B.B. : Oui. Le conseil scientifique comprend sans doute trop de gens issus culturellement de la recherche sur le SIDA, mais il a toute la légitimité pour incarner la parole scientifique sur la Covid. Ses membres avaient anticipé dès l’été qu’on aurait une deuxième vague à cette période. Je pense qu’ils doivent communiquer dans la limite prévue pour leur mission. Il ne faut pas oublier qu’un expert ne doit pas s’exprimer sur les décisions à prendre, mais aiguiller le politique. Il faut vraiment qu’il y ait une séparation claire entre l’avis et le décideur. Le décideur prend l’avis mais intègre des considérations économiques, sociales, politiques… Il peut même décider à l’inverse de l’avis du conseil scientifique. Je regrette que cette répartition des rôles ait parfois un peu dérapé, car on faisait jouer au conseil scientifique le rôle de celui qui va nous annoncer un reconfinement ou un couvre-feu.

A -t-il vocation malgré cela à être pérennisé au-delà de la pandémie de la Covid-19 ?

B.B. : Il a très bien rempli sa mission et pourrait être utile au-delà de la Covid. Mais la France a une maladie : sa bureaucratie galopante dans les structures sanitaires. Il existe déjà le Haut Conseil de la Santé Publique, Santé Publique France, la Haute Autorité de Santé, la Direction Générale de la Santé, les Agences Régionales de Santé… Aucun pays au monde n’empile autant de couches. Il faudrait bien définir à quoi servirait ce conseil si on le maintenait. Nous risquons d’avoir une sorte de cacophonie, comme lorsque le ministre de la Santé a demandé au Haut Conseil de la Santé Publique un avis sur l’hydroxychloroquine, alors que ce n’est absolument pas son rôle.

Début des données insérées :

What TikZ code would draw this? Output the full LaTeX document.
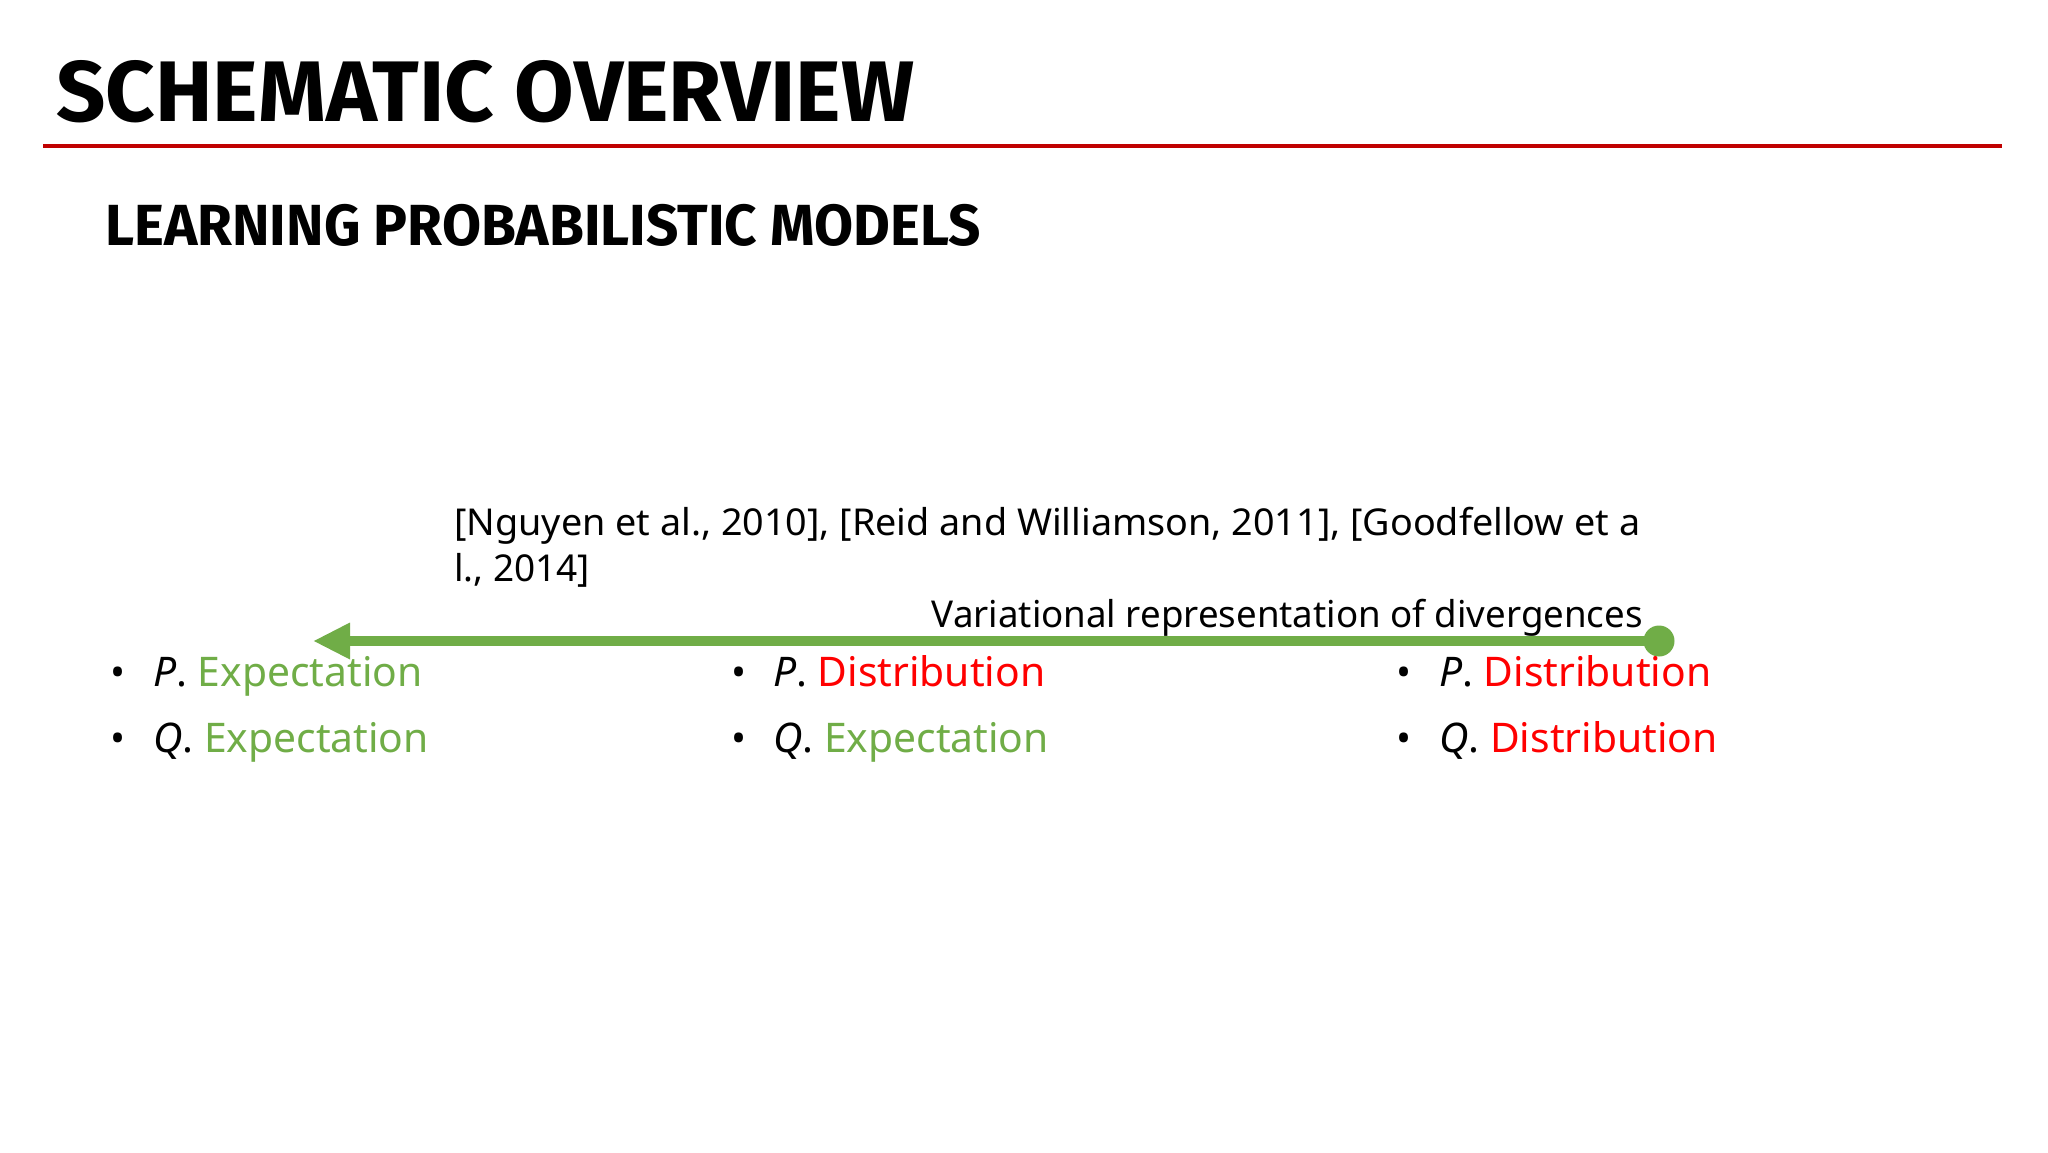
\documentclass[tikz,border=0pt]{standalone}
\usepackage{fontspec}
\setmainfont{Noto Sans}
\newfontfamily\hdfont{Fira Sans}
\usetikzlibrary{arrows.meta}
\definecolor{grn}{HTML}{70AD47}
\definecolor{dred}{HTML}{C00000}
\definecolor{rd}{HTML}{FF0000}
\tikzset{
  txt/.style={anchor=base west, inner sep=0pt, font=\fontsize{40.8}{48}\selectfont},
  cite/.style={anchor=base west, inner sep=0pt, font=\fontsize{37}{44}\selectfont},
  bul/.style={anchor=base, inner sep=0pt, font=\fontsize{40}{48}\selectfont},
  head/.style={anchor=base west, inner sep=0pt},
}
\begin{document}
\begin{tikzpicture}[x=1pt,y=-1pt]
\useasboundingbox[fill=white] (0,0) rectangle (2048,1152);
\node[head, font=\fontsize{86}{90}\selectfont\hdfont\bfseries] (title) at (56,121) {\resizebox{858pt}{\height}{SCHEMATIC OVERVIEW}};
\coordinate (ls) at (43,146);
\coordinate (le) at (2002,146);
\draw[dred, line width=4pt] (ls) -- (le);
\node[head, font=\fontsize{58}{64}\selectfont\hdfont\bfseries] (sub) at (105,245) {\resizebox{876pt}{\height}{LEARNING PROBABILISTIC MODELS}};

\node[cite] (c1) at (454,535) {\resizebox{1186pt}{\height}{[Nguyen et al., 2010], [Reid and Williamson, 2011], [Goodfellow et a}};
\node[cite] (c2) at (454,581) {l., 2014]};
\node[cite, anchor=base east] (var) at (1643,627) {\resizebox{711pt}{\height}{Variational representation of divergences}};

\node[circle, fill=grn, minimum size=31pt, inner sep=0pt] (dot) at (1659,641) {};
\coordinate (tip) at (313,641);
\draw[grn, line width=10pt, -{Triangle[length=37pt,width=34pt]}] (dot.center) -- (tip);

\node[bul] (b11) at (118,686) {•};
\node[txt] (t11) at (153,686) {\textit{P}. \textcolor{grn}{Expectation}};
\node[bul] (b12) at (118,752) {•};
\node[txt] (t12) at (153,752) {\textit{Q}. \textcolor{grn}{Expectation}};

\node[bul] (b21) at (739,686) {•};
\node[txt] (t21) at (773,686) {\textit{P}. \textcolor{rd}{Distribution}};
\node[bul] (b22) at (739,752) {•};
\node[txt] (t22) at (773,752) {\textit{Q}. \textcolor{grn}{Expectation}};

\node[bul] (b31) at (1404,686) {•};
\node[txt] (t31) at (1439,686) {\textit{P}. \textcolor{rd}{Distribution}};
\node[bul] (b32) at (1404,752) {•};
\node[txt] (t32) at (1439,752) {\textit{Q}. \textcolor{rd}{Distribution}};
\end{tikzpicture}
\end{document}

Vous avez parlé à plusieurs reprises d’erreurs commises au sujet de l’hydroxychloroquine. Le déplacement d’Emmanuel Macron à Marseille pour rencontrer le Professeur Raoult en était-il une ?

B.B. : Je ne sais pas si ce déplacement marquait un soutien au Professeur Raoult, mais la presse et surtout les responsables politiques l’ont interprété comme tel. On a alors eu un phénomène de cour, ceux qui autour du président n’ont pas osé le froisser parce qu’ils croyaient qu’il soutenait le Professeur Raoult. Ce n’est pas un épisode très glorieux de la France sanitaire. Quand Didier Raoult, qui est quand même un grand infectiologue, a mis en avant l’hydroxychloroquine, il aurait fallu tout de suite l’évaluer et mener au plus tôt un essai en France. Selon moi, c’est la plus grosse bévue de la crise. C’était faisable, et cela aurait permis de vite balayer les débats. Nous avons ainsi perdu six mois en discussions stériles entre pro et anti-Raoult.

Les confinements ont mis en évidence la capacité des collectivités territoriales à agir efficacement. Plaidez-vous pour une meilleure décentralisation en matière de santé ?

B.B. : Je vais vous surprendre mais c’est un grand oui. J’étais un jacobin forcené qui croyait en la puissance régalienne, et ai milité pour ça toute ma vie. Mais j’ai vu où nous a mené la paralysie bureaucratique pendant la crise de la Covid. La base a été très solide, mais le système a été trop lent à réagir. Tout ceci m’a confirmé que l’échelon régional était le plus efficace. Les régions ont une carte à jouer en matière de santé, il faudrait casser ce modèle français et s’inspirer de l’Espagne ou de l’Allemagne.